Dozens of Ukrainian children from a Russian-occupied city in Ukraine were taken to Belarus and sent to “emergency survival training” with the Belarusian military, according to local media.
The Belarus 4 Mogilev state television channel reported on Wednesday that 35 children from the city of Antratsyt in eastern Ukraine, which Russia has occupied since 2014, were sent to the eastern Belarusian city of Mogilev, where they were taught “how to behave in extreme situations” in exercises with the Belarusian military.
In the report, the children — some of whom are wearing tracksuits with Russian flags printed on their sleeves — are shown holding on to each other and covering their faces during a fire drill.
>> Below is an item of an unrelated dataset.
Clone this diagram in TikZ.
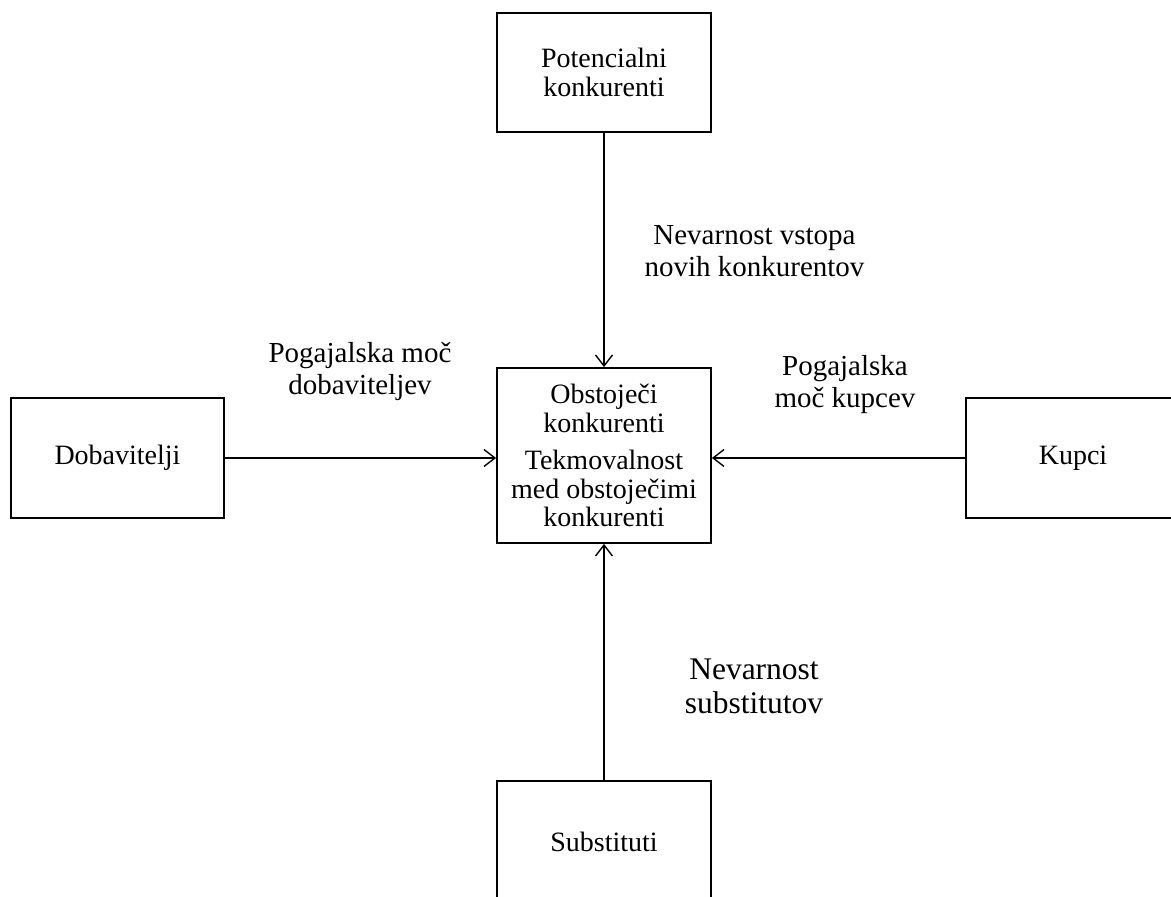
\documentclass[tikz,border=0pt]{standalone}
\usepackage{fontspec}
\setmainfont{Liberation Serif}
\usetikzlibrary{arrows.meta}
\tikzset{
  boxnode/.style={draw=black, line width=1.8pt, minimum width=214pt, inner sep=0pt, align=center, font=\fontsize{28}{28.5}\selectfont},
  lbl/.style={inner sep=0pt, align=center, font=\fontsize{29}{32}\selectfont},
  conn/.style={line width=1.4pt, -{Straight Barb[length=11pt,width=17pt,line width=1.4pt]}}
}
\begin{document}
\begin{tikzpicture}[x=1pt,y=-1pt]
\useasboundingbox (0,0) rectangle (1171,897);
\clip (0,0) rectangle (1171,897);
\node[boxnode, minimum height=119pt] (pot) at (604,72.5) {Potencialni\\konkurenti};
\node[boxnode, minimum height=175pt] (obs) at (604,455.5) {Obstoječi\\konkurenti\\[9pt]Tekmovalnost\\med obstoječimi\\konkurenti};
\node[boxnode, minimum width=213pt, minimum height=120pt] (dob) at (117.5,458) {Dobavitelji};
\node[boxnode, minimum height=120pt] (kup) at (1073,458) {Kupci};
\node[boxnode, minimum height=122pt] (sub) at (604,842) {Substituti};
\draw[conn] (pot.south) -- (obs.north);
\draw[conn] (dob.east) -- (dob.east -| obs.west);
\draw[conn] (kup.west) -- (kup.west -| obs.east);
\draw[conn] (sub.north) -- (obs.south);
\node[lbl] (l1) at (754.5,251) {Nevarnost vstopa\\novih konkurentov};
\node[lbl] (l2) at (360,371) {Pogajalska moč\\dobaviteljev};
\node[lbl] (l3) at (845,385) {Pogajalska\\moč kupcev};
\node[lbl, font=\fontsize{31.5}{34}\selectfont] (l4) at (754,686.5) {Nevarnost\\substitutov};
\end{tikzpicture}
\end{document}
Thousands of Ukrainian children have been deported to Russia and Belarus from Russian-occupied parts of Ukraine since Russia’s full-scale invasion in February 2022. In July 2023, Russian Children’s Commissioner Maria Lvova-Belova put the figure of Ukrainian children “received” by Russia at 700,000, claiming most were accompanied by their parents or other relatives.
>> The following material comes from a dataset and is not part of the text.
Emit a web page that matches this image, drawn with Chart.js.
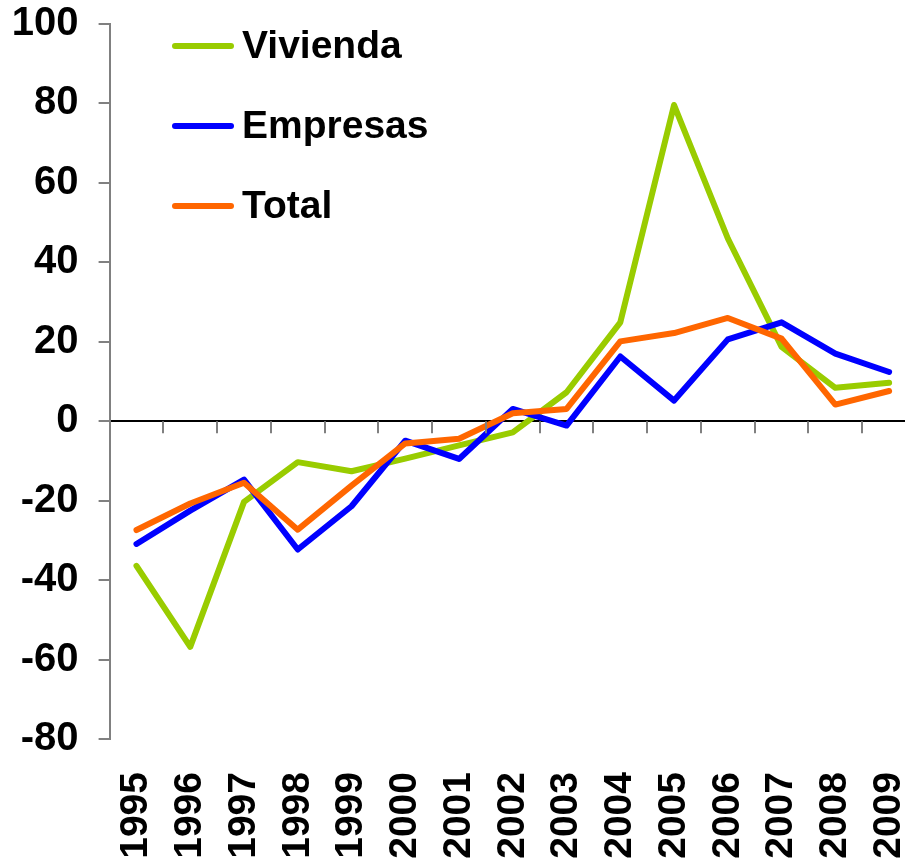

A study by Yale University found that between September 2022 and May 2023, over 2,400 Ukrainian children aged 6 to 17 were deported to Belarus from the Donetsk, Luhansk, Kherson and Zaporizhzhia regions of Ukraine, which are occupied by Russian forces.
Belarusian President Alexander Lukashenko met with a group of deported Ukrainian kids last month, promising to “embrace these children, bring them to our home, keep them warm and make their childhood happier.”
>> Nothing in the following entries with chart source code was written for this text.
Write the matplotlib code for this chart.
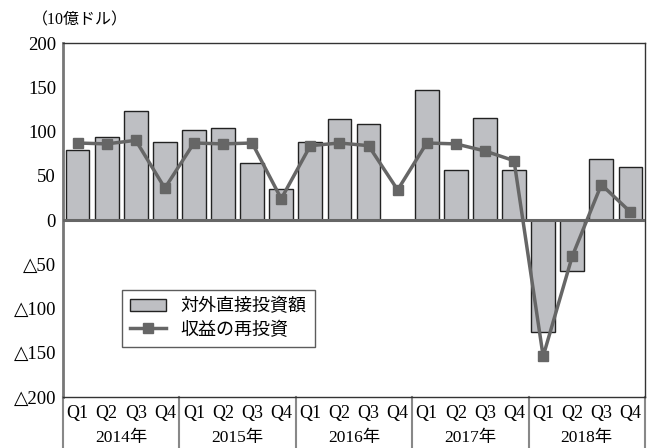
import matplotlib.pyplot as plt
import numpy as np

plt.rcParams['font.family'] = ['Liberation Serif', 'DejaVu Serif', 'Noto Sans CJK JP']

years = ['2014年', '2015年', '2016年', '2017年', '2018年']
quarters = ['Q1', 'Q2', 'Q3', 'Q4']
fdi = [79, 94, 123, 88, 102, 104, 64, 35, 88, 114, 108, 0,
       147, 57, 115, 57, -126, -58, 69, 60]
reinvest = [87, 86, 90, 36, 87, 86, 87, 24, 84, 87, 84, 34,
            87, 86, 78, 67, -154, -41, 40, 9]
yticks = [200, 150, 100, 50, 0, -50, -100, -150, -200]
ytick_labels = ['200', '150', '100', '50', '0', '△50', '△100', '△150', '△200']

x = np.arange(len(fdi))

fig = plt.figure(figsize=(6.51, 4.48), dpi=100)
ax = fig.add_axes([63/651, 1-397/448, 582/651, 354/448])

bars = ax.bar(x, fdi, width=0.82, color='#bebfc3', edgecolor='#222222', linewidth=1.0,
              label='対外直接投資額', zorder=2)
line, = ax.plot(x, reinvest, color='#666666', linewidth=2.5, marker='s', markersize=7,
                label='収益の再投資', zorder=3)
ax.axhline(0, color='#666666', linewidth=2.2, zorder=4)

ax.set_xlim(-0.5, len(fdi) - 0.5)
ax.set_ylim(-200, 200)
ax.set_yticks(yticks)
ax.set_yticklabels(ytick_labels, fontsize=13.5)
ax.tick_params(axis='y', length=0, pad=5)
ax.set_xticks(x)
ax.set_xticklabels(quarters * len(years), fontsize=13)
ax.tick_params(axis='x', length=0, pad=6)

for side in ['top', 'right', 'bottom']:
    ax.spines[side].set_color('#333333')
    ax.spines[side].set_linewidth(1.0)
ax.spines['left'].set_color('#777777')
ax.spines['left'].set_linewidth(2.0)

# year separators and labels under the quarter ticks
for i in range(len(years) + 1):
    ax.plot([i * 4 - 0.5] * 2, [0, -0.145], transform=ax.get_xaxis_transform(),
            color='#888888', linewidth=1.5, clip_on=False)
for i, yr in enumerate(years):
    ax.text(i * 4 + 1.5, -0.116, yr, transform=ax.get_xaxis_transform(),
            ha='center', va='center', fontsize=12.5)

fig.text(80/651, 1-20/448, '（10億ドル）', fontsize=11.5, ha='center', va='center')

leg = ax.legend([bars, line], ['対外直接投資額', '収益の再投資'],
                loc='upper left', bbox_to_anchor=(50/582, (397-281)/354),
                fontsize=13, frameon=True, fancybox=False, edgecolor='#333333',
                handlelength=2.0, borderpad=0.45, labelspacing=0.35)
leg.get_frame().set_linewidth(1.0)

fig.savefig('out.png', dpi=100)
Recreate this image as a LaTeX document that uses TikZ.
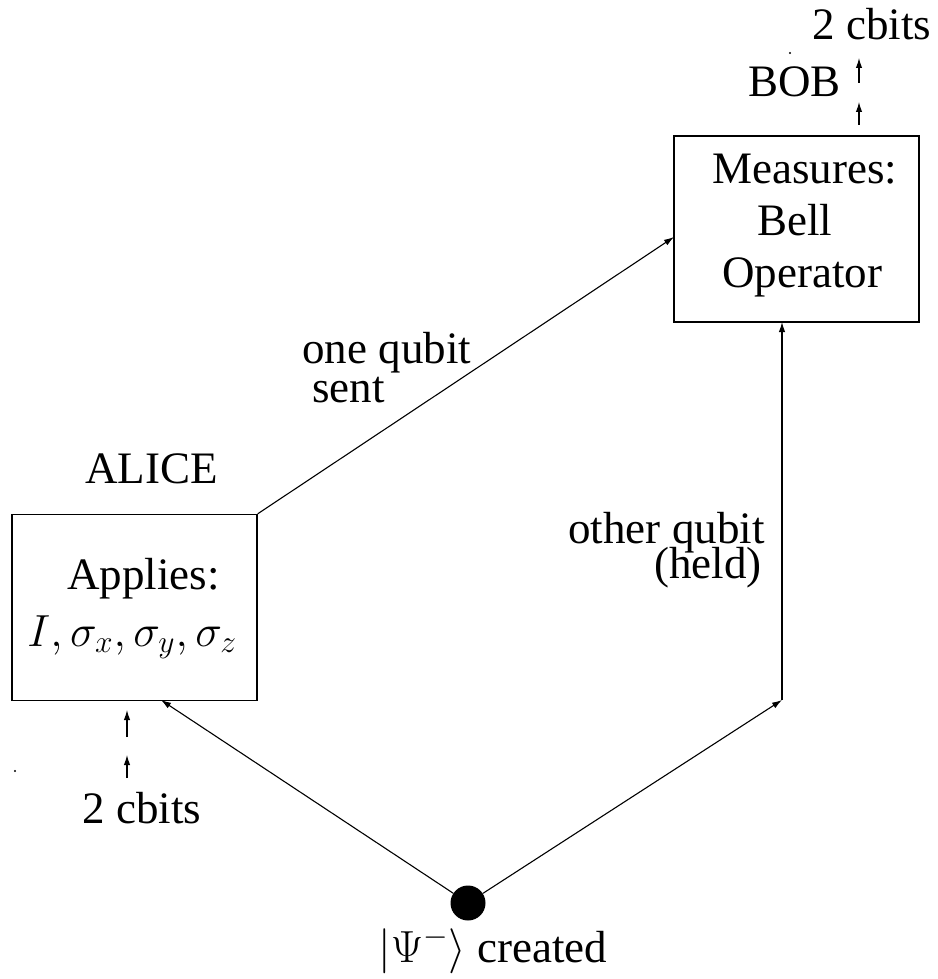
\RequirePackage{fix-cm}
\documentclass[tikz,border=0pt]{standalone}
\usepackage{fontspec}
\setmainfont{Liberation Serif}
\usetikzlibrary{arrows.meta}
\tikzset{
  lbl/.style={anchor=base west, inner sep=0pt, font=\fontsize{22.5}{27}\selectfont},
  boxnode/.style={draw, line width=0.7pt, minimum width=122.5pt, minimum height=93pt, inner sep=0pt},
  conn/.style={line width=0.55pt, -{Latex[length=5pt,width=3.2pt]}},
  speck/.style={circle, fill, inner sep=0pt, minimum size=1.2pt}
}
\begin{document}
\begin{tikzpicture}[x=0.5pt, y=-0.5pt]
\useasboundingbox (0,0) rectangle (937,979);
% boxes
\node[boxnode] (alice) at (134.5,607.5) {};
\node[boxnode] (bob) at (796.5,229) {};
% source
\node[circle, fill, inner sep=0pt, minimum size=17.5pt] (psi) at (468,903) {};
% coordinates
\coordinate (abot) at (161,700);
\coordinate (hold) at (782,700);
\coordinate (bbot) at (782,322);
\coordinate (bleft) at (674,237);
\coordinate (a1t) at (127,710); \coordinate (a1s) at (127,737);
\coordinate (a2t) at (127,755); \coordinate (a2s) at (127,778);
\coordinate (b1t) at (859,58);  \coordinate (b1s) at (859,83);
\coordinate (b2t) at (859,102); \coordinate (b2s) at (859,125);
% connectors
\draw[conn] (psi) -- (abot);
\draw[conn] (psi) -- (hold);
\draw[conn] (hold) -- (bbot);
\draw[conn] (alice.north east) -- (bleft);
\draw[conn] (a1s) -- (a1t);
\draw[conn] (a2s) -- (a2t);
\draw[conn] (b1s) -- (b1t);
\draw[conn] (b2s) -- (b2t);
% specks
\node[speck] (s1) at (790,53) {};
\node[speck] (s2) at (15,771) {};
% labels
\node[lbl] (t2cb) at (812,40) {2 cbits};
\node[lbl] (tbob) at (748,97) {BOB};
\node[lbl] (tmeas) at (712,183) {Measures:};
\node[lbl] (tbell) at (757,235) {Bell};
\node[lbl] (top) at (722,287) {Operator};
\node[lbl] (tone) at (302,363) {one qubit};
\node[lbl] (tsent) at (312,402) {sent};
\node[lbl] (talice) at (85,483) {ALICE};
\node[lbl] (tapp) at (67,589) {Applies:};
\node[lbl] (tops) at (27,646) {$I,\sigma_x,\sigma_y,\sigma_z$};
\node[lbl] (tother) at (568,543) {other qubit};
\node[lbl, anchor=base east] (theld) at (762,578) {(held)};
\node[lbl] (tcb2) at (82,823) {2 cbits};
\node[lbl] (tcreated) at (378,962) {$|\Psi^-\rangle$ created};
\end{tikzpicture}
\end{document}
In March 2023, the International Criminal Court (ICC) in The Hague issued an arrest warrant for Russian President Vladimir Putin and Lvova-Belova, accusing them of overseeing the “unlawful deportation” of Ukrainian children. Moscow has rejected the allegations.
“We cannot allow children to be treated as if they are the spoils of war,” ICC Prosecutor Karim Khan said in a statement.
In April, the Council of Europe described the “forcible transfer and russification of Ukrainian children” as “evidence of a genocide.”